Now let’s define a list of names:

# Check a list of compounds
names_list = ["aspirin", "paracetamol", "acetic anhydride", "EtOAc", "ibuprofen"]

We first need to call our list function - check_avail_names_list, which then calls our set function -check_avail_names_set. Notice again the need to use the “await” keyword.

# When running in Jupyter, use this next line:
names_avail_async = await check_avail_names_list(names_list)
# When running outside Jupyter, use this next line instead:
#smiles_avail = asyncio.run(check_avail_smiles_list(smiles_list))

Now, we have no way of knowing which compound was queried first, second, third as the list to set operation is randomised, and the asyncio routine may also change the order. It’s great that our “check_avail_names_set” function returns a dictionary which we can use to reconstruct our original list.

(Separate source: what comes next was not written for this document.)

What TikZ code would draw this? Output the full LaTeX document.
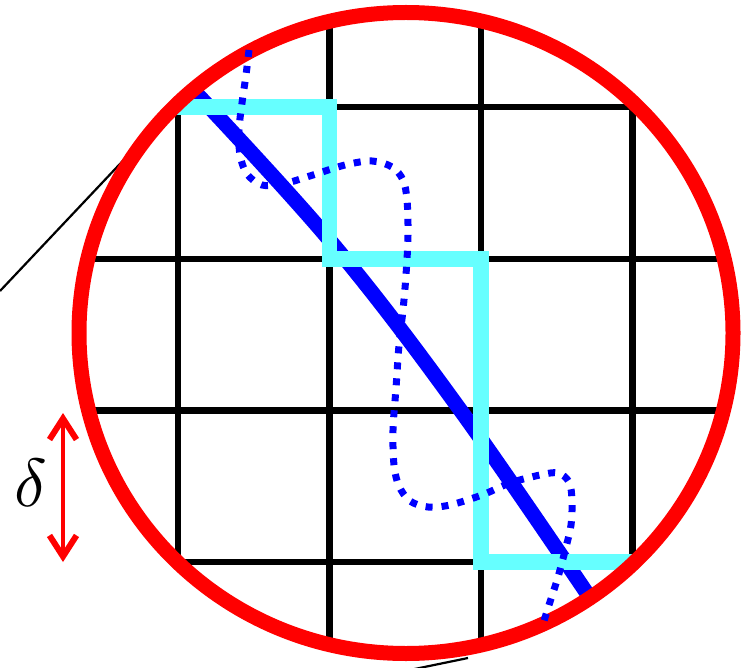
\documentclass[tikz,border=0pt]{standalone}
\usetikzlibrary{arrows.meta}
\definecolor{stepcyan}{RGB}{102,255,255}
\begin{document}
\begin{tikzpicture}[x=1pt,y=-1pt,
  gridline/.style={black, line width=6.5pt},
  bluepath/.style={blue, line width=15pt},
  stair/.style={stepcyan, line width=15.5pt},
  ringline/.style={red, line width=15pt},
  dotline/.style={blue, line width=7pt, dash pattern=on 7pt off 9pt},
  outline/.style={black, line width=2.2pt},
  deltaarrow/.style={red, line width=3.3pt, >={Straight Barb[length=21pt,width=27pt,line width=6pt]}, <->}]
\useasboundingbox (0,0) rectangle (741,668);
\coordinate (C) at (406,333);
\begin{scope}
  \clip (C) ellipse [x radius=327pt, y radius=320.5pt];
  \foreach \x in {178,329.5,481,632.5} \draw[gridline] (\x,0) -- (\x,668);
  \foreach \y in {107,259,410.5,562} \draw[gridline] (0,\y) -- (741,\y);
  \draw[bluepath] plot[smooth,tension=0.6] coordinates {(180,76) (329.5,240) (461,411) (605,620)};
  \draw[stair] (150,107) -- (329.5,107) -- (329.5,259) -- (481,259) -- (481,562) -- (680,562);
\end{scope}
\coordinate (L0) at (0,291);
\coordinate (L1) at (160,121.5);
\coordinate (B0) at (405,671);
\coordinate (B1) at (468,658);
\draw[outline] (L0) -- (L1);
\draw[outline] (B0) -- (B1);
\draw[ringline] (C) ellipse [x radius=327pt, y radius=320.5pt];
\draw[dotline] plot[smooth, tension=0.55] coordinates {(249,50) (246,75) (242,103) (239,130) (240,155) (247,174) (262,185) (283,184) (313,175) (345,165) (372,161) (392,167) (403,180) (407,200) (408,235) (406,275) (403,310) (399,345) (396,388) (393,430) (394,465) (399,486) (410,501) (428,507) (450,505) (482,495) (510,483) (540,475) (558,473) (569,482) (572,500) (571,525) (566,547) (558,577) (549,605) (543,624)};
\coordinate (A0) at (63,413);
\coordinate (A1) at (63,562);
\draw[deltaarrow] (A0) -- (A1);
\node[scale=6.8, inner sep=0pt] (delta) at (31,482.5) {$\delta$};
\end{tikzpicture}
\end{document}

# Put compounds in same order they were supplied:
# Because check_avail_smiles_list runs asynchronously, 
# no guarantee that it will return molecules in same order supplied

names_avail = [names_avail_async[name] for name in names_list]

Now we can do some visualisation to see if the above has worked:

# Create and format molgrid output
mols = [Chem.MolFromSmiles(compound._smiles_str) for compound in names_avail]
legends = [f"Name: {compound._name}" 
           + f"\nAvailable: {boolean_dict[compound._commercially_available]}"
           + f"\nCAS #: {compound._cas_no}"
           for compound in names_avail]

img = Draw.MolsToGridImage(mols=mols, molsPerRow=2, subImgSize=(300, 300), legends=legends)
img

images/2026-02-01-CommercialAvailability_output_23_0.png

That’s great, but we already knew those where commercially available. What about a more comprehensive list ?

# Get a new list of names
names_list = ["aspirin", "caffeine", "phenethyl amine", 
              "ethanol", "benzene", "glucose", "NonExistentCompoundXYZ", 
              "paracetamol", "acetonitrile", "scatole", "indole"]

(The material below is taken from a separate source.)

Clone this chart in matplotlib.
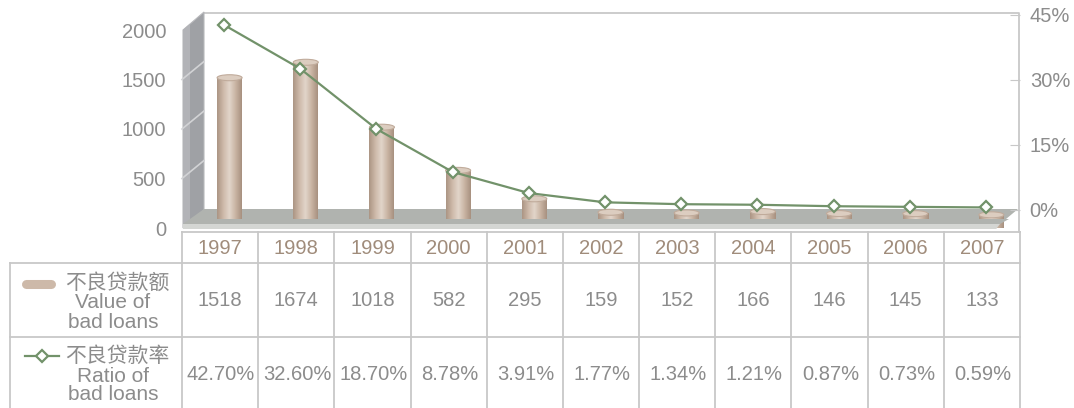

# Use the same code as above
# When running in Jupyter, use this next line:
names_avail_async = await check_avail_names_list(names_list)
# When running outside Jupyter, use this next line instead:
# smiles_avail = asyncio.run(check_avail_smiles_list(smiles_list))

names_avail = [names_avail_async[name] for name in names_list]

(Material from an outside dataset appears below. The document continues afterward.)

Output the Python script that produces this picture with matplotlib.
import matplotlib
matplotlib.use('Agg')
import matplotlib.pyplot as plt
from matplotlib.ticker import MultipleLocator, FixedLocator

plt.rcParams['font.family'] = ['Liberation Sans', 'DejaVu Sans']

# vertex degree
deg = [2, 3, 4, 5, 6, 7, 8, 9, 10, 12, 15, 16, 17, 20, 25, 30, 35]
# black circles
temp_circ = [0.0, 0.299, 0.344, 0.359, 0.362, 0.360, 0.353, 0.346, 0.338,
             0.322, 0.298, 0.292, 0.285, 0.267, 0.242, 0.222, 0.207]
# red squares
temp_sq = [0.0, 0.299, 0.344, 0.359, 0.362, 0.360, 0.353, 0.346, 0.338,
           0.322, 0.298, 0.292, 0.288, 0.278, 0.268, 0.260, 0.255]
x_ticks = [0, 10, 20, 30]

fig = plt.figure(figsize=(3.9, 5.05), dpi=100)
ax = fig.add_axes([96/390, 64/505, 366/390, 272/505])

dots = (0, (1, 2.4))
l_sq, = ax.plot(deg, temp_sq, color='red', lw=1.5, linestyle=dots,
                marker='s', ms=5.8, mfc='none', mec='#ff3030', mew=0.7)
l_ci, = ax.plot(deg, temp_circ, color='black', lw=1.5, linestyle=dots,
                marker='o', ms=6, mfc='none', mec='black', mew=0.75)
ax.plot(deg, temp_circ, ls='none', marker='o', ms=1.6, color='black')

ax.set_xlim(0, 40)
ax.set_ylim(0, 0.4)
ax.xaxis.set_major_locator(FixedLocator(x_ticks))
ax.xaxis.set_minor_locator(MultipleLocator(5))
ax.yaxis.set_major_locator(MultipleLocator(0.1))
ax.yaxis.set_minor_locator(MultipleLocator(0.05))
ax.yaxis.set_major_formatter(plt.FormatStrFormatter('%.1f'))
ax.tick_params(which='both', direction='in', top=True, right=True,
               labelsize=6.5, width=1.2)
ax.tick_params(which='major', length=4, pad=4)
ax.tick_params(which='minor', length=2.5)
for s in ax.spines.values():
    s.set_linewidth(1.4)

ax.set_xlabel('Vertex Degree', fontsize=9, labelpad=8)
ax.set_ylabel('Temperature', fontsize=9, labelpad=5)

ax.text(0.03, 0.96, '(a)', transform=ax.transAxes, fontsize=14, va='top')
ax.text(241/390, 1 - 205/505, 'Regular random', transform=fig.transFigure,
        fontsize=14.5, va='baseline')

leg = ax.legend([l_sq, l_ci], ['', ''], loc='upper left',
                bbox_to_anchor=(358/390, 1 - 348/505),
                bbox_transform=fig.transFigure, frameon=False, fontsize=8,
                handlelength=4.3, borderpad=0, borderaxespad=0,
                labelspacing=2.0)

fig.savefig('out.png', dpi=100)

Compound 'NonExistentCompoundXYZ' not found in PubChem (HTTP 404). Setting attributes accordingly.

We immediately see that the ‘NonExistentCompoundXYZ’ was successfully handled and got a notification for it.

Now we can use the compound objects to get a list of dictionaries, and bring them together into a pandas dataframe.

compound_data_for_df = [compound.to_dict() for compound in names_avail]

compounds_df = pd.DataFrame(compound_data_for_df)

compounds_df

	name	in_pubchem	cid	smiles_str	commercially_available	pubchem_page	cas_number
0	aspirin	True	2244.0	CC(=O)OC1=CC=CC=C1C(=O)O	True	https://pubchem.ncbi.nlm.nih.gov/compound/2244	50-78-2
1	caffeine	True	2519.0	CN1C=NC2=C1C(=O)N(C(=O)N2C)C	True	https://pubchem.ncbi.nlm.nih.gov/compound/2519	58-08-2
2	phenethyl amine	True	1001.0	C1=CC=C(C=C1)CCN	True	https://pubchem.ncbi.nlm.nih.gov/compound/1001	64-04-0
3	ethanol	True	702.0	CCO	True	https://pubchem.ncbi.nlm.nih.gov/compound/702	64-17-5
4	benzene	True	241.0	C1=CC=CC=C1	True	https://pubchem.ncbi.nlm.nih.gov/compound/241	71-43-2
5	glucose	True	5793.0	C(C1C(C(C(C(O1)O)O)O)O)O	True	https://pubchem.ncbi.nlm.nih.gov/compound/5793	50-99-7
6	NonExistentCompoundXYZ	False	NaN	None	False	None	N/A
7	paracetamol	True	1983.0	CC(=O)NC1=CC=C(C=C1)O	True	https://pubchem.ncbi.nlm.nih.gov/compound/1983	103-90-2
8	acetonitrile	True	6342.0	CC#N	True	https://pubchem.ncbi.nlm.nih.gov/compound/6342	75-05-8
9	scatole	True	6736.0	CC1=CNC2=CC=CC=C12	True	https://pubchem.ncbi.nlm.nih.gov/compound/6736	83-34-1
10	indole	True	798.0	C1=CC=C2C(=C1)C=CN2	True	https://pubchem.ncbi.nlm.nih.gov/compound/798	120-72-9

The CID is parsed as a float instead of integer type but other than that this is works great.

I hope you have enjoyed this post, and learned something from it, as I had learned from Jeremy’s post.